Nad sprawą pracowali policjanci z dolnośląskiego zarządu CBŚP i wrocławski wydział
Prokuratury Krajowej. Zarzuty dotyczą kupowaniem i sprzedawaniem kokainy, haszyszu,
heroiny, marihuany oraz tabletek ekstazy na terenie Holandii, Wielkiej Brytanii i Hiszpanii.

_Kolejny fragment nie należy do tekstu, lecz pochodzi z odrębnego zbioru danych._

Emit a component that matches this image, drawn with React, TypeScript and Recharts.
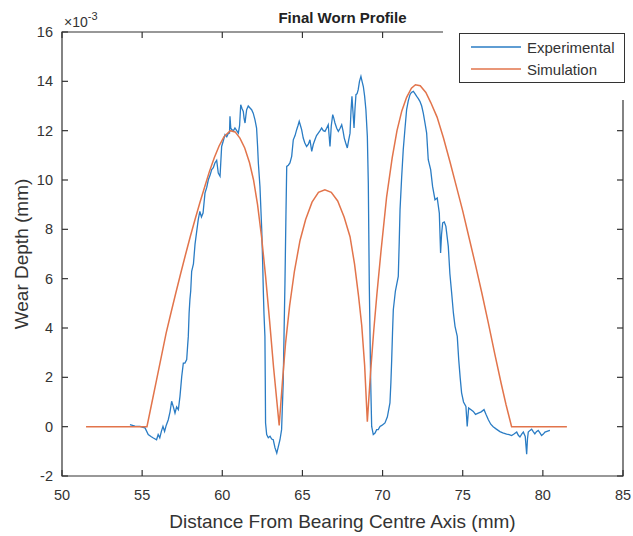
import React from 'react';
import { LineChart, Line, XAxis, YAxis, ReferenceArea } from 'recharts';

const X_TICKS = [50, 55, 60, 65, 70, 75, 80, 85];
const Y_TICKS = [-2, 0, 2, 4, 6, 8, 10, 12, 14, 16];

// wear depth values are in units of 1e-3 mm (axis shows x10^-3)
const simX = [
  51.5, 55.3, 55.6, 55.9, 56.2, 56.5, 56.8, 57.1, 57.4, 57.7, 58.0, 58.3, 58.6, 58.9, 59.2, 59.5, 59.8,
  60.1, 60.5, 60.8, 61.1, 61.4, 61.7, 61.95, 62.2, 62.45, 62.7, 62.95, 63.2, 63.55,
  63.75, 63.95, 64.2, 64.5, 64.85, 65.2, 65.6, 66.0, 66.4, 66.8, 67.2, 67.6, 67.97, 68.25, 68.5, 68.7,
  68.88, 69.05,
  69.25, 69.45, 69.65, 69.9, 70.25, 70.6, 70.9, 71.2, 71.5, 71.8, 72.05, 72.35, 72.7, 73.0, 73.4, 73.8,
  74.2, 74.6, 75.0, 75.4, 75.8, 76.2, 76.6, 77.0, 77.4, 77.7, 78.05, 81.5,
];
const simY = [
  0, 0, 0.95, 1.9, 2.85, 3.8, 4.62, 5.42, 6.2, 6.96, 7.7, 8.4, 9.08, 9.72, 10.35, 10.9, 11.38,
  11.75, 12.0, 11.95, 11.7, 11.3, 10.7, 10.0, 9.0, 7.7, 6.1, 4.3, 2.4, 0.05,
  1.8, 3.4, 4.9, 6.3, 7.55, 8.4, 9.1, 9.5, 9.6, 9.5, 9.15, 8.5, 7.7, 6.6, 5.3, 4.1,
  2.5, 0.2,
  2.2, 3.9, 5.4, 7.1, 9.3, 10.9, 12.0, 12.8, 13.35, 13.72, 13.86, 13.82, 13.55, 13.15, 12.55, 11.7,
  10.75, 9.75, 8.75, 7.65, 6.55, 5.4, 4.2, 2.95, 1.75, 0.9, 0, 0,
];

const expX = [
  54.24, 54.55, 54.87, 55.05, 55.18, 55.38, 55.55, 55.7, 55.9, 56.0, 56.1, 56.2, 56.3, 56.4, 56.5, 56.63,
  56.74, 56.84, 56.94, 57.05, 57.15, 57.26, 57.36, 57.47, 57.57, 57.67, 57.78, 57.84, 57.88, 57.93, 57.98,
  58.03, 58.09, 58.2, 58.3, 58.4, 58.5, 58.6, 58.7, 58.8, 58.92, 59.03, 59.13, 59.24, 59.34, 59.44, 59.54,
  59.65, 59.75, 59.86, 59.96, 60.07, 60.17, 60.28, 60.38, 60.45, 60.48, 60.53, 60.59, 60.7, 60.79, 60.9,
  61.0, 61.08, 61.15, 61.23, 61.31, 61.36, 61.42, 61.47, 61.52, 61.62, 61.73, 61.83, 61.93, 62.04, 62.14,
  62.2, 62.25, 62.35, 62.46, 62.52, 62.56, 62.6, 62.66, 62.68, 62.7, 62.77, 62.87, 62.98, 63.08, 63.18,
  63.29, 63.4, 63.5, 63.6, 63.7, 63.8, 63.86, 63.91, 63.97, 64.02, 64.12, 64.22, 64.33, 64.43, 64.54,
  64.64, 64.72, 64.8, 64.88, 64.95, 65.05, 65.15, 65.26, 65.37, 65.47, 65.58, 65.68, 65.78, 65.88, 65.99,
  66.1, 66.2, 66.3, 66.41, 66.51, 66.61, 66.72, 66.8, 66.89, 66.96, 67.03, 67.14, 67.24, 67.35, 67.45,
  67.53, 67.61, 67.7, 67.8, 67.88, 67.97, 68.03, 68.09, 68.15, 68.22, 68.28, 68.34, 68.41, 68.48, 68.56,
  68.65, 68.72, 68.8, 68.88, 68.96, 69.05, 69.11, 69.17, 69.26, 69.32, 69.42, 69.53, 69.63, 69.73, 69.84,
  69.95, 70.05, 70.15, 70.3, 70.46, 70.52, 70.57, 70.62, 70.67, 70.8, 70.98, 71.04, 71.09, 71.19, 71.29,
  71.4, 71.5, 71.6, 71.71, 71.8, 71.92, 72.02, 72.13, 72.23, 72.33, 72.44, 72.54, 72.65, 72.75, 72.85,
  73.0, 73.12, 73.27, 73.41, 73.54, 73.62, 73.68, 73.75, 73.85, 73.95, 74.1, 74.2, 74.31, 74.42, 74.52,
  74.66, 74.75, 74.84, 74.93, 75.05, 75.2, 75.28, 75.37, 75.5, 75.66, 75.8, 75.97, 76.15, 76.33, 76.45,
  76.6, 76.75, 76.9, 77.1, 77.32, 77.5, 77.74, 77.9, 78.05, 78.2, 78.37, 78.47, 78.57, 78.68, 78.78,
  78.9, 78.99, 79.04, 79.09, 79.2, 79.3, 79.4, 79.5, 79.6, 79.71, 79.82, 79.92, 80.03, 80.13, 80.3, 80.44,
];
const expY = [
  0.08, 0.02, 0.01, -0.03, -0.05, -0.32, -0.4, -0.46, -0.53, -0.32, -0.45, -0.19, 0.01, -0.19, 0.05, 0.28,
  0.6, 1.03, 0.82, 0.55, 0.8, 0.69, 1.23, 2.04, 2.58, 2.58, 2.72, 3.3, 3.66, 4.6, 5.15,
  5.5, 6.3, 6.6, 7.4, 7.9, 8.39, 8.73, 8.5, 8.66, 9.47, 9.7, 10.01, 10.2, 10.42, 10.5, 10.69,
  10.8, 10.28, 10.15, 11.36, 11.6, 11.84, 11.75, 11.9, 11.9, 12.58, 12.1, 12.04, 12.0, 12.11, 12.0,
  11.9, 12.2, 13.05, 12.9, 12.78, 12.5, 12.31, 12.6, 12.85, 13.0, 12.92, 12.85, 12.71, 12.44, 12.1,
  11.4, 10.69, 9.74, 8.0, 6.63, 5.5, 4.6, 3.66, 2.0, 0.15, -0.32, -0.45, -0.39, -0.5, -0.53,
  -0.86, -1.07, -0.8, -0.53, -0.12, 1.77, 4.0, 5.82, 8.5, 10.55, 10.6, 10.69, 10.96, 11.63, 11.8,
  12.04, 12.2, 12.38, 12.2, 12.04, 11.7, 11.5, 11.36, 11.45, 11.63, 11.16, 11.45, 11.63, 11.8, 11.9,
  12.0, 12.11, 12.0, 11.97, 12.1, 12.24, 11.36, 12.2, 12.65, 12.5, 12.31, 12.1, 11.97, 12.1, 12.24,
  12.0, 11.7, 11.5, 11.3, 11.6, 11.9, 12.8, 13.39, 12.8, 12.11, 12.9, 13.46, 13.5, 13.66, 14.0,
  14.2, 14.0, 13.79, 13.4, 12.85, 11.77, 9.88, 5.82, 1.77, 0.01, -0.32, -0.26, -0.12, -0.12, 0.01,
  0.05, 0.1, 0.15, 0.4, 0.96, 1.8, 2.72, 3.8, 4.74, 5.5, 6.09, 7.5, 8.8, 10.1, 11.23,
  12.1, 12.85, 13.2, 13.46, 13.55, 13.59, 13.5, 13.39, 13.3, 13.19, 13.0, 12.71, 12.3, 11.9, 10.82,
  10.42, 9.74, 9.2, 9.27, 8.66, 7.04, 7.8, 8.26, 8.3, 8.12, 7.31, 6.2, 5.42, 4.6, 4.07,
  3.66, 2.72, 2.0, 1.37, 1.0, 0.82, 0.01, 0.76, 0.7, 0.62, 0.5, 0.55, 0.6, 0.69, 0.5,
  0.28, 0.1, 0.0, -0.1, -0.2, -0.25, -0.3, -0.32, -0.36, -0.3, -0.22, -0.35, -0.42, -0.3, -0.22,
  -0.4, -1.12, -0.5, -0.22, -0.15, -0.1, -0.2, -0.29, -0.2, -0.15, -0.25, -0.36, -0.3, -0.22, -0.18, -0.15,
];

const simData = simX.map((x, i) => ({ x, y: simY[i] }));
const expData = expX.map((x, i) => ({ x, y: expY[i] }));

const FONT = '"Liberation Sans", Arial, Helvetica, sans-serif';
const AXIS = '#333';
const TEXT = '#333';
const BLUE = '#2a7cc4';
const ORANGE = '#e2744b';

const W = 633;
const H = 536;
const M = { top: 32, right: 10, bottom: 0, left: 0 };
const Y_AXIS_W = 62;
const X_AXIS_H = 60;
const X_MIN = 50, X_MAX = 85, Y_MIN = -2, Y_MAX = 16;

// tick marks: thin filled strips pointing into the box (sizes in px, turned into data units)
const TICK_PX = 6;
const TICK_W_PX = 1.2;
const plotW = W - M.left - M.right - Y_AXIS_W;
const plotH = H - M.top - M.bottom - X_AXIS_H;
const pxX = (X_MAX - X_MIN) / plotW;
const pxY = (Y_MAX - Y_MIN) / plotH;
const tickDx = TICK_PX * pxX;
const tickDy = TICK_PX * pxY;
const halfX = (TICK_W_PX / 2) * pxX;
const halfY = (TICK_W_PX / 2) * pxY;

const tickStyle = { fill: TEXT, fontSize: 14.5, fontFamily: FONT };
const tickFill = { fill: AXIS, fillOpacity: 1, stroke: 'none', ifOverflow: 'visible' as const };

export default function App() {
  return (
    <div style={{ position: 'absolute', left: 0, top: 0, width: W, height: H, background: '#fff', fontFamily: FONT }}>
      <LineChart width={W} height={H} margin={M}>
        <XAxis
          type="number"
          dataKey="x"
          domain={[X_MIN, X_MAX]}
          ticks={X_TICKS}
          allowDataOverflow
          height={X_AXIS_H}
          axisLine={false}
          tickLine={false}
          tickSize={0}
          tickMargin={14}
          tick={tickStyle}
        />
        <YAxis
          type="number"
          domain={[Y_MIN, Y_MAX]}
          ticks={Y_TICKS}
          allowDataOverflow
          width={Y_AXIS_W}
          axisLine={false}
          tickLine={false}
          tickSize={0}
          tickMargin={9}
          tick={tickStyle}
        />
        <ReferenceArea
          x1={X_MIN}
          x2={X_MAX}
          y1={Y_MIN}
          y2={Y_MAX}
          fill="none"
          fillOpacity={0}
          stroke={AXIS}
          strokeWidth={1.2}
          ifOverflow="visible"
        />
        {X_TICKS.map((t) => (
          <ReferenceArea key={`xb${t}`} x1={t - halfX} x2={t + halfX} y1={Y_MIN} y2={Y_MIN + tickDy} {...tickFill} />
        ))}
        {X_TICKS.map((t) => (
          <ReferenceArea key={`xt${t}`} x1={t - halfX} x2={t + halfX} y1={Y_MAX - tickDy} y2={Y_MAX} {...tickFill} />
        ))}
        {Y_TICKS.map((t) => (
          <ReferenceArea key={`yl${t}`} x1={X_MIN} x2={X_MIN + tickDx} y1={t - halfY} y2={t + halfY} {...tickFill} />
        ))}
        {Y_TICKS.map((t) => (
          <ReferenceArea key={`yr${t}`} x1={X_MAX - tickDx} x2={X_MAX} y1={t - halfY} y2={t + halfY} {...tickFill} />
        ))}
        <Line
          data={expData}
          dataKey="y"
          type="linear"
          stroke={BLUE}
          strokeWidth={1.3}
          dot={false}
          isAnimationActive={false}
        />
        <Line
          data={simData}
          dataKey="y"
          type="linear"
          stroke={ORANGE}
          strokeWidth={1.5}
          dot={false}
          isAnimationActive={false}
        />
      </LineChart>

      <div style={{ position: 'absolute', left: 0, top: 9, width: 685, textAlign: 'center', fontSize: 15, fontWeight: 'bold', color: '#222' }}>
        Final Worn Profile
      </div>
      <div style={{ position: 'absolute', left: 64, top: 11, fontSize: 14, color: TEXT, whiteSpace: 'nowrap' }}>
        ×10<sup style={{ fontSize: 11, position: 'relative', top: -1 }}>-3</sup>
      </div>
      <div style={{ position: 'absolute', left: 0, top: 511, width: 685, textAlign: 'center', fontSize: 19, color: TEXT }}>
        Distance From Bearing Centre Axis (mm)
      </div>
      <div
        style={{
          position: 'absolute',
          left: 22,
          top: 254,
          transform: 'translate(-50%, -50%) rotate(-90deg)',
          fontSize: 19,
          color: TEXT,
          whiteSpace: 'nowrap',
        }}
      >
        Wear Depth (mm)
      </div>

      <div style={{ position: 'absolute', left: 443, top: 0, width: 190, height: 100, background: '#fff' }} />
      <div
        style={{
          position: 'absolute',
          left: 459,
          top: 33,
          width: 166,
          height: 50,
          border: `1.5px solid ${AXIS}`,
          boxSizing: 'border-box',
          background: '#fff',
        }}
      >
        {[
          { name: 'Experimental', color: BLUE },
          { name: 'Simulation', color: ORANGE },
        ].map((item, i) => (
          <div key={item.name} style={{ position: 'absolute', left: 10, top: 3 + i * 22, height: 20, display: 'flex', alignItems: 'center' }}>
            <svg width={52} height={4} style={{ marginRight: 5 }}>
              <line x1={1} y1={2} x2={51} y2={2} stroke={item.color} strokeWidth={1.5} />
            </svg>
            <span style={{ fontSize: 15, color: TEXT }}>{item.name}</span>
          </div>
        ))}
      </div>
    </div>
  );
}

Narkotyki były sprowadzane z Ameryki Południowej i Pakistanu a środki chemiczne służące
od ich produkcji także z Chin.
Całą sprawa zaczęła się w lutym od przejęcia przez wrocławskich policjantów przesyłki z
Chin.
Były w niej dwie palety – 13 kartonów wypełnionych białym proszkiem. Okazało się, że to
przeszło pół tony substancji służącej do produkcji amfetaminy. Z tego proszku można było
wyprodukować narkotyki warte 5 milionów złotych.
Ale największym sukcesem było odkrycie, jakiego funkcjonariusze dokonali w maju w Gdyni.
Do tamtejszego portu wpłynął statek, z kontenerem zawierającym – jak wynikało z
dokumentów – pościel w 180 kartonach. Ale za kartonami z pościelą policjanci znaleźli 100
kartonach, z haszyszem. Było tego 3 tony. Na sprzedaży tego narkotyku dilerzy zarobiliby 60
milionów złotych.
W śledztwie ustalono, że członkowie szajki dilerskiej sprzedali co najmniej 162 kilogramy
kokainy, 1 500 kilogramów haszyszu, 170 kilogramów heroiny, 300 kilogramów marihuany i
60 kilogramów tabletek ekstazy. Łączna wartość tego towaru – ponad 94 miliony złotych.
Ale to nie wszystko. Przechwycona przez policję w lutym przesyłka z Chin nie była pierwsza.
Wcześniej – zdaniem śledczych - szajka sprowadziła do Polski co najmniej 8 ton chemicznej
substancji, z której można było uzyskać 7,6 tyn amfetaminy.